[Source records]
****************************************
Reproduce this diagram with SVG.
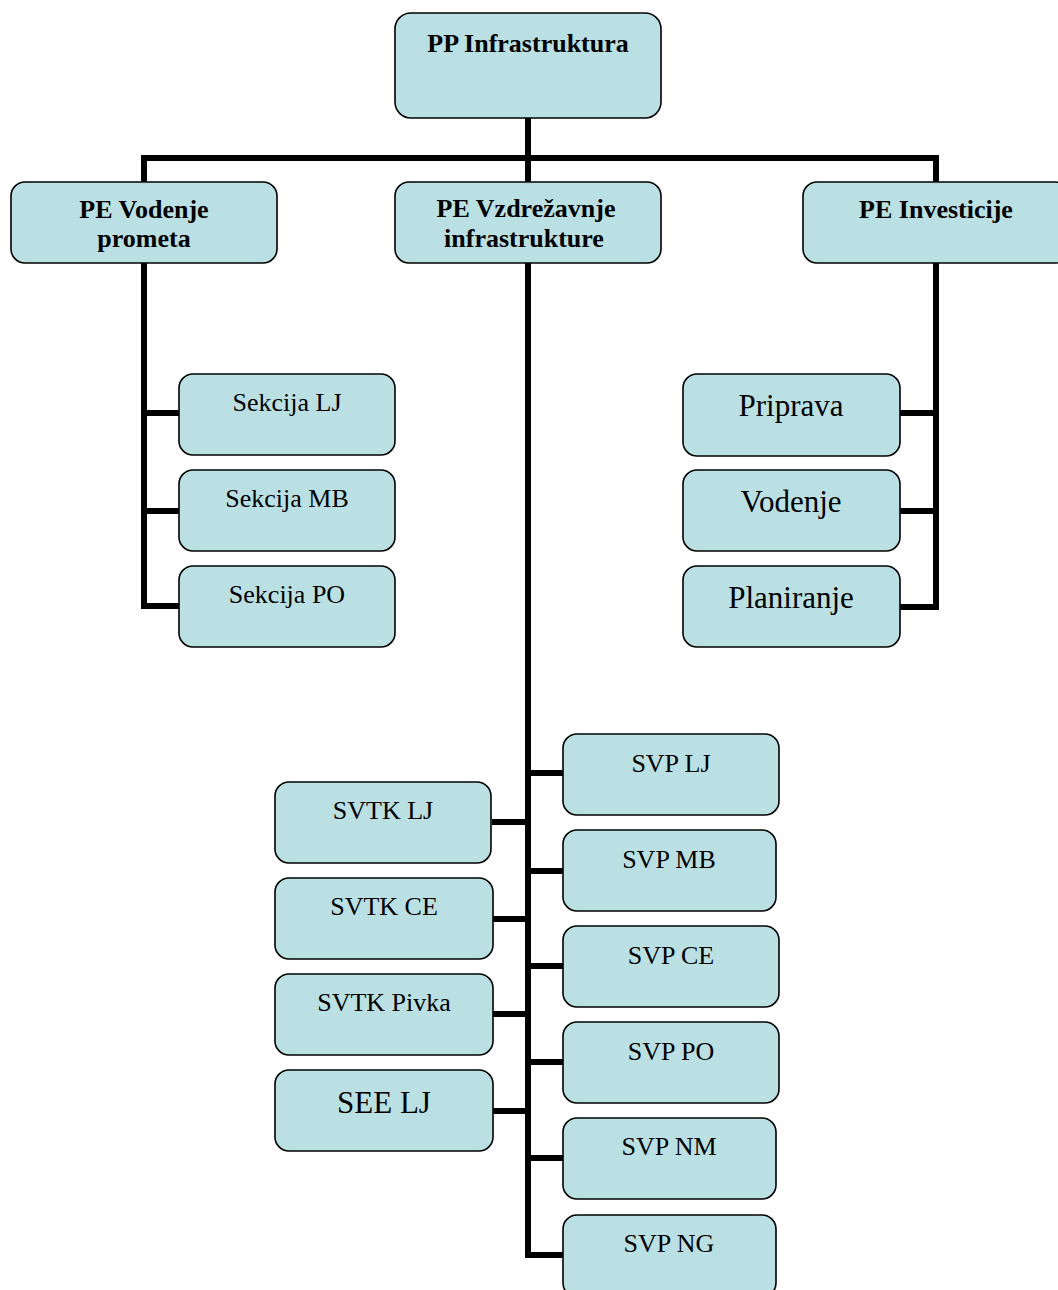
<svg xmlns="http://www.w3.org/2000/svg" width="1058" height="1290" viewBox="0 0 1058 1290">
  <style>
    .box { fill: #BBE0E3; stroke: #000; stroke-width: 1.6; }
    .lnk { fill: none; stroke: #000; stroke-width: 6; stroke-linejoin: miter; stroke-linecap: butt; }
    text { font-family: "Liberation Serif", "Times New Roman", serif; fill: #000; text-anchor: middle; }
    .b { font-size: 26px; font-weight: bold; }
    .r { font-size: 26px; }
    .l { font-size: 31px; }
  </style>

  <!-- connectors -->
  <g id="connectors">
    <path class="lnk" d="M528 118 V182"/>
    <path class="lnk" d="M144 182 V158 H936 V182"/>
    <!-- PE Vodenje prometa branch -->
    <path class="lnk" d="M144 263 V606 H179"/>
    <path class="lnk" d="M144 413 H179"/>
    <path class="lnk" d="M144 511 H179"/>
    <!-- PE Investicije branch -->
    <path class="lnk" d="M936 263 V607 H900"/>
    <path class="lnk" d="M936 413 H900"/>
    <path class="lnk" d="M936 511 H900"/>
    <!-- PE Vzdrezavnje infrastrukture branch -->
    <path class="lnk" d="M528 263 V1255 H563"/>
    <path class="lnk" d="M528 773 H563"/>
    <path class="lnk" d="M528 871 H563"/>
    <path class="lnk" d="M528 966 H563"/>
    <path class="lnk" d="M528 1062 H563"/>
    <path class="lnk" d="M528 1158 H563"/>
    <path class="lnk" d="M528 822 H492"/>
    <path class="lnk" d="M528 919 H493"/>
    <path class="lnk" d="M528 1014 H493"/>
    <path class="lnk" d="M528 1111 H493"/>
  </g>

  <!-- top level -->
  <g id="pp-infrastruktura">
    <rect class="box" x="395" y="13" width="266" height="105" rx="16"/>
    <text class="b" x="528" y="52">PP Infrastruktura</text>
  </g>

  <!-- units -->
  <g id="pe-vodenje-prometa">
    <rect class="box" x="11" y="182" width="266" height="81" rx="14"/>
    <text class="b" x="144" y="218">PE Vodenje</text>
    <text class="b" x="144" y="247">prometa</text>
  </g>
  <g id="pe-vzdrezavnje">
    <rect class="box" x="395" y="182" width="266" height="81" rx="14"/>
    <text class="b" x="526" y="217">PE Vzdrežavnje</text>
    <text class="b" x="524" y="247">infrastrukture</text>
  </g>
  <g id="pe-investicije">
    <rect class="box" x="803" y="182" width="266" height="81" rx="14"/>
    <text class="b" x="936" y="218">PE Investicije</text>
  </g>

  <!-- sections under PE Vodenje prometa -->
  <g id="sekcija-lj">
    <rect class="box" x="179" y="374" width="216" height="81" rx="14"/>
    <text class="r" x="287" y="411">Sekcija LJ</text>
  </g>
  <g id="sekcija-mb">
    <rect class="box" x="179" y="470" width="216" height="81" rx="14"/>
    <text class="r" x="287" y="507">Sekcija MB</text>
  </g>
  <g id="sekcija-po">
    <rect class="box" x="179" y="566" width="216" height="81" rx="14"/>
    <text class="r" x="287" y="603">Sekcija PO</text>
  </g>

  <!-- departments under PE Investicije -->
  <g id="priprava">
    <rect class="box" x="683" y="374" width="217" height="82" rx="14"/>
    <text class="l" x="791" y="416">Priprava</text>
  </g>
  <g id="vodenje">
    <rect class="box" x="683" y="470" width="217" height="81" rx="14"/>
    <text class="l" x="791" y="512">Vodenje</text>
  </g>
  <g id="planiranje">
    <rect class="box" x="683" y="566" width="217" height="81" rx="14"/>
    <text class="l" x="791" y="608">Planiranje</text>
  </g>

  <!-- units under PE Vzdrezavnje infrastrukture: left column -->
  <g id="svtk-lj">
    <rect class="box" x="275" y="782" width="216" height="81" rx="14"/>
    <text class="r" x="383" y="819">SVTK LJ</text>
  </g>
  <g id="svtk-ce">
    <rect class="box" x="275" y="878" width="218" height="81" rx="14"/>
    <text class="r" x="384" y="915">SVTK CE</text>
  </g>
  <g id="svtk-pivka">
    <rect class="box" x="275" y="974" width="218" height="81" rx="14"/>
    <text class="r" x="384" y="1011">SVTK Pivka</text>
  </g>
  <g id="see-lj">
    <rect class="box" x="275" y="1070" width="218" height="81" rx="14"/>
    <text class="l" x="384" y="1113">SEE LJ</text>
  </g>

  <!-- right column -->
  <g id="svp-lj">
    <rect class="box" x="563" y="734" width="216" height="81" rx="14"/>
    <text class="r" x="671" y="772">SVP LJ</text>
  </g>
  <g id="svp-mb">
    <rect class="box" x="563" y="830" width="213" height="81" rx="14"/>
    <text class="r" x="669" y="868">SVP MB</text>
  </g>
  <g id="svp-ce">
    <rect class="box" x="563" y="926" width="216" height="81" rx="14"/>
    <text class="r" x="671" y="964">SVP CE</text>
  </g>
  <g id="svp-po">
    <rect class="box" x="563" y="1022" width="216" height="81" rx="14"/>
    <text class="r" x="671" y="1060">SVP PO</text>
  </g>
  <g id="svp-nm">
    <rect class="box" x="563" y="1118" width="213" height="81" rx="14"/>
    <text class="r" x="669" y="1155">SVP NM</text>
  </g>
  <g id="svp-ng">
    <rect class="box" x="563" y="1215" width="213" height="82" rx="14"/>
    <text class="r" x="669" y="1252">SVP NG</text>
  </g>
</svg>
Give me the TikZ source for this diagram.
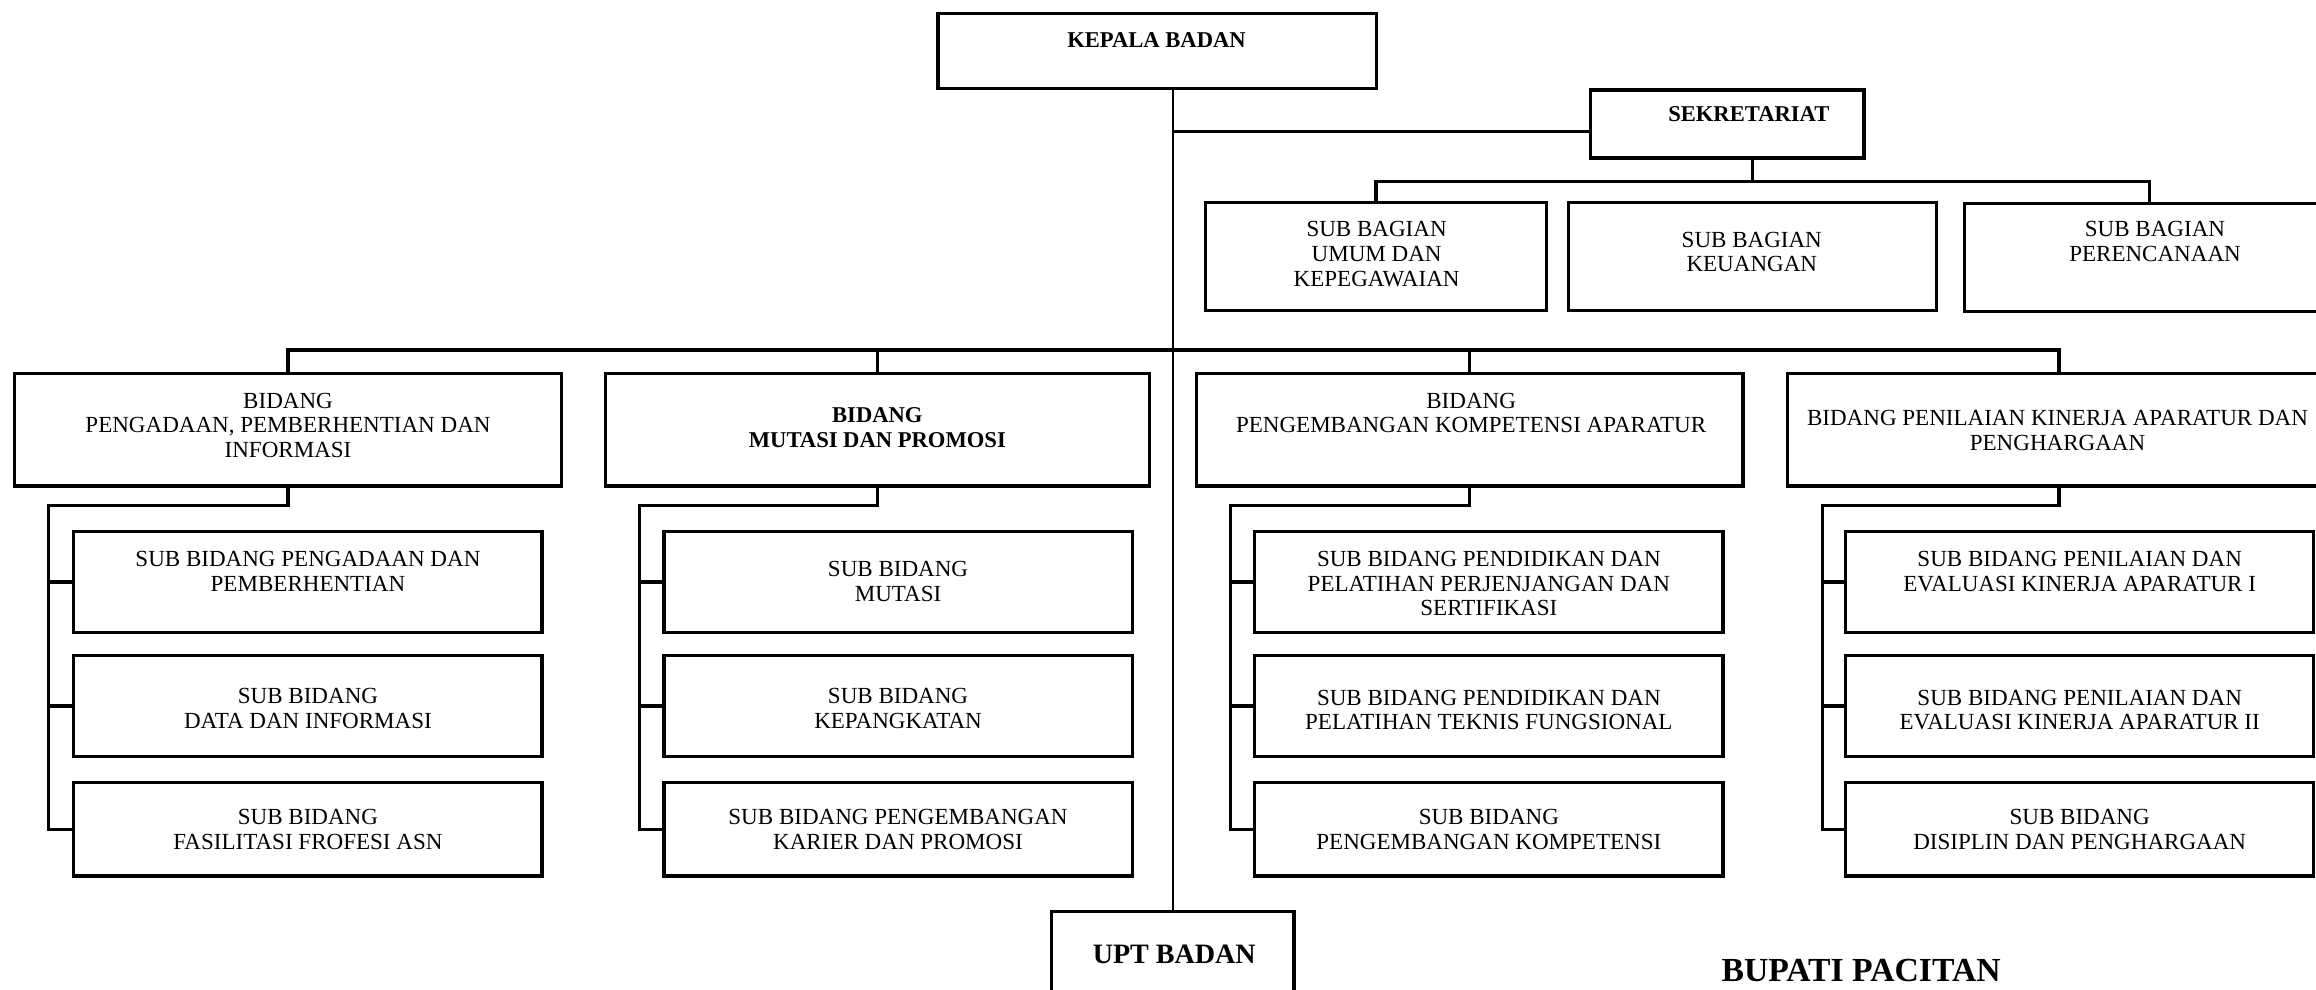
\documentclass[tikz,border=0pt]{standalone}
\usepackage{fontspec}
\setmainfont{Liberation Serif}
\begin{document}
\begin{tikzpicture}[x=1pt,y=-1pt,
  box/.style={draw, line width=2.2pt, inner sep=0pt, rectangle},
  conn/.style={line width=2.2pt},
  mainline/.style={line width=1.6pt},
  txt/.style={inner sep=0pt, align=center, anchor=north, font=\fontsize{15.6}{16.8}\selectfont},
  btxt/.style={inner sep=0pt, align=center, anchor=north, font=\fontsize{15.3}{16.8}\selectfont\bfseries},
  subbox/.style={box, minimum width=317pt},
  bidbox/.style={box, minimum height=76pt}]
\useasboundingbox (0,0) rectangle (1568,670);
\clip (0,0) rectangle (1568,670);

% top level
\node[box, minimum width=297pt, minimum height=51pt] (kepala) at (783.5,34.5) {};
\node[btxt] (tkepala) at (783,21.9) {KEPALA BADAN};
\node[box, minimum width=185pt, minimum height=46pt] (sekr) at (1169.5,84) {};
\node[btxt] (tsekr) at (1184,71.9) {SEKRETARIAT};

% sub bagian
\node[box, minimum width=231pt, minimum height=73pt] (sb1) at (931.5,173.5) {};
\node[txt] (tsb1) at (932,149.8) {SUB BAGIAN\\UMUM DAN\\KEPEGAWAIAN};
\node[box, minimum width=249pt, minimum height=73pt] (sb2) at (1186.5,173.5) {};
\node[txt] (tsb2) at (1186,156.8) {SUB BAGIAN\\KEUANGAN};
\node[box, minimum width=250pt, minimum height=73pt] (sb3) at (1455,174.5) {};
\node[txt] (tsb3) at (1459,149.8) {SUB BAGIAN\\PERENCANAAN};

% bidang
\node[bidbox, minimum width=370pt] (b1) at (195,291) {};
\node[txt] (tb1) at (195,265.8) {BIDANG\\PENGADAAN, PEMBERHENTIAN DAN\\INFORMASI};
\node[bidbox, minimum width=368pt] (b2) at (594,291) {};
\node[btxt] (tb2) at (594,275.9) {BIDANG\\MUTASI DAN PROMOSI};
\node[bidbox, minimum width=370pt] (b3) at (995,291) {};
\node[txt] (tb3) at (996,265.8) {BIDANG\\PENGEMBANGAN KOMPETENSI APARATUR};
\node[bidbox, minimum width=368pt] (b4) at (1394,291) {};
\node[txt] (tb4) at (1393,277.8) {BIDANG PENILAIAN KINERJA APARATUR DAN\\PENGHARGAAN};

% sub bidang group 1
\node[subbox, minimum height=68pt] (s11) at (208.5,394) {};
\node[txt] (ts11) at (208.5,372.8) {SUB BIDANG PENGADAAN DAN\\PEMBERHENTIAN};
\node[subbox, minimum height=68pt] (s12) at (208.5,478) {};
\node[txt] (ts12) at (208.5,465.8) {SUB BIDANG\\DATA DAN INFORMASI};
\node[subbox, minimum height=63pt] (s13) at (208.5,561.5) {};
\node[txt] (ts13) at (208.5,547.8) {SUB BIDANG\\FASILITASI FROFESI ASN};

% group 2
\node[subbox, minimum height=68pt] (s21) at (608,394) {};
\node[txt] (ts21) at (608,379.8) {SUB BIDANG\\MUTASI};
\node[subbox, minimum height=68pt] (s22) at (608,478) {};
\node[txt] (ts22) at (608,465.8) {SUB BIDANG\\KEPANGKATAN};
\node[subbox, minimum height=63pt] (s23) at (608,561.5) {};
\node[txt] (ts23) at (608,547.8) {SUB BIDANG PENGEMBANGAN\\KARIER DAN PROMOSI};

% group 3
\node[subbox, minimum height=68pt] (s31) at (1008,394) {};
\node[txt] (ts31) at (1008,372.8) {SUB BIDANG PENDIDIKAN DAN\\PELATIHAN PERJENJANGAN DAN\\SERTIFIKASI};
\node[subbox, minimum height=68pt] (s32) at (1008,478) {};
\node[txt] (ts32) at (1008,466.8) {SUB BIDANG PENDIDIKAN DAN\\PELATIHAN TEKNIS FUNGSIONAL};
\node[subbox, minimum height=63pt] (s33) at (1008,561.5) {};
\node[txt] (ts33) at (1008,547.8) {SUB BIDANG\\PENGEMBANGAN KOMPETENSI};

% group 4
\node[subbox, minimum height=68pt] (s41) at (1408,394) {};
\node[txt] (ts41) at (1408,372.8) {SUB BIDANG PENILAIAN DAN\\EVALUASI KINERJA APARATUR I};
\node[subbox, minimum height=68pt] (s42) at (1408,478) {};
\node[txt] (ts42) at (1408,466.8) {SUB BIDANG PENILAIAN DAN\\EVALUASI KINERJA APARATUR II};
\node[subbox, minimum height=63pt] (s43) at (1408,561.5) {};
\node[txt] (ts43) at (1408,547.8) {SUB BIDANG\\DISIPLIN DAN PENGHARGAAN};

% bottom
\node[box, minimum width=164pt, minimum height=83pt] (upt) at (794,658.5) {};
\node[inner sep=0pt, anchor=north, font=\fontsize{19}{22}\selectfont\bfseries] (tupt) at (795,639.7) {UPT BADAN};
\node[inner sep=0pt, anchor=north, font=\fontsize{22.8}{26}\selectfont\bfseries] (bupati) at (1260,649.5) {BUPATI PACITAN};

% coordinates
\coordinate (sk) at (0,89);
\coordinate (sbus) at (0,123);
\coordinate (bb) at (0,237);
\coordinate (v1) at (33,342);
\coordinate (v2) at (433,342);
\coordinate (v3) at (833,342);
\coordinate (v4) at (1234,342);

% connectors
\draw[mainline] (kepala.south -| upt.north) -- (upt.north);
\draw[conn] (upt.north |- sk) -- (sekr.west |- sk);
\draw[conn] (sekr.south -| sb2.north) -- (sb2.north |- sbus);
\draw[conn] (sb1.north) -- (sb1.north |- sbus) -- (sb3.north |- sbus) -- (sb3.north);
\draw[conn] (b1.north) -- (b1.north |- bb) -- (b4.north |- bb) -- (b4.north);
\draw[conn] (b2.north) -- (b2.north |- bb);
\draw[conn] (b3.north) -- (b3.north |- bb);

\draw[conn] (b1.south) |- (v1) |- (s13.west);
\draw[conn] (v1 |- s11.west) -- (s11.west);
\draw[conn] (v1 |- s12.west) -- (s12.west);
\draw[conn] (b2.south) |- (v2) |- (s23.west);
\draw[conn] (v2 |- s21.west) -- (s21.west);
\draw[conn] (v2 |- s22.west) -- (s22.west);
\draw[conn] (b3.south) |- (v3) |- (s33.west);
\draw[conn] (v3 |- s31.west) -- (s31.west);
\draw[conn] (v3 |- s32.west) -- (s32.west);
\draw[conn] (b4.south) |- (v4) |- (s43.west);
\draw[conn] (v4 |- s41.west) -- (s41.west);
\draw[conn] (v4 |- s42.west) -- (s42.west);
\end{tikzpicture}
\end{document}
****************************************
> What the task asks
Everything above from the line with "Give me the TikZ source for this diagram." through the line with "(tsb3) at (1459,149.8)" should be retyped exactly, and nothing else; omit pictures.

> Solution to this task
Give me the TikZ source for this diagram.
\documentclass[tikz,border=0pt]{standalone}
\usepackage{fontspec}
\setmainfont{Liberation Serif}
\begin{document}
\begin{tikzpicture}[x=1pt,y=-1pt,
  box/.style={draw, line width=2.2pt, inner sep=0pt, rectangle},
  conn/.style={line width=2.2pt},
  mainline/.style={line width=1.6pt},
  txt/.style={inner sep=0pt, align=center, anchor=north, font=\fontsize{15.6}{16.8}\selectfont},
  btxt/.style={inner sep=0pt, align=center, anchor=north, font=\fontsize{15.3}{16.8}\selectfont\bfseries},
  subbox/.style={box, minimum width=317pt},
  bidbox/.style={box, minimum height=76pt}]
\useasboundingbox (0,0) rectangle (1568,670);
\clip (0,0) rectangle (1568,670);

% top level
\node[box, minimum width=297pt, minimum height=51pt] (kepala) at (783.5,34.5) {};
\node[btxt] (tkepala) at (783,21.9) {KEPALA BADAN};
\node[box, minimum width=185pt, minimum height=46pt] (sekr) at (1169.5,84) {};
\node[btxt] (tsekr) at (1184,71.9) {SEKRETARIAT};

% sub bagian
\node[box, minimum width=231pt, minimum height=73pt] (sb1) at (931.5,173.5) {};
\node[txt] (tsb1) at (932,149.8) {SUB BAGIAN\\UMUM DAN\\KEPEGAWAIAN};
\node[box, minimum width=249pt, minimum height=73pt] (sb2) at (1186.5,173.5) {};
\node[txt] (tsb2) at (1186,156.8) {SUB BAGIAN\\KEUANGAN};
\node[box, minimum width=250pt, minimum height=73pt] (sb3) at (1455,174.5) {};
\node[txt] (tsb3) at (1459,149.8) {SUB BAGIAN\\PERENCANAAN};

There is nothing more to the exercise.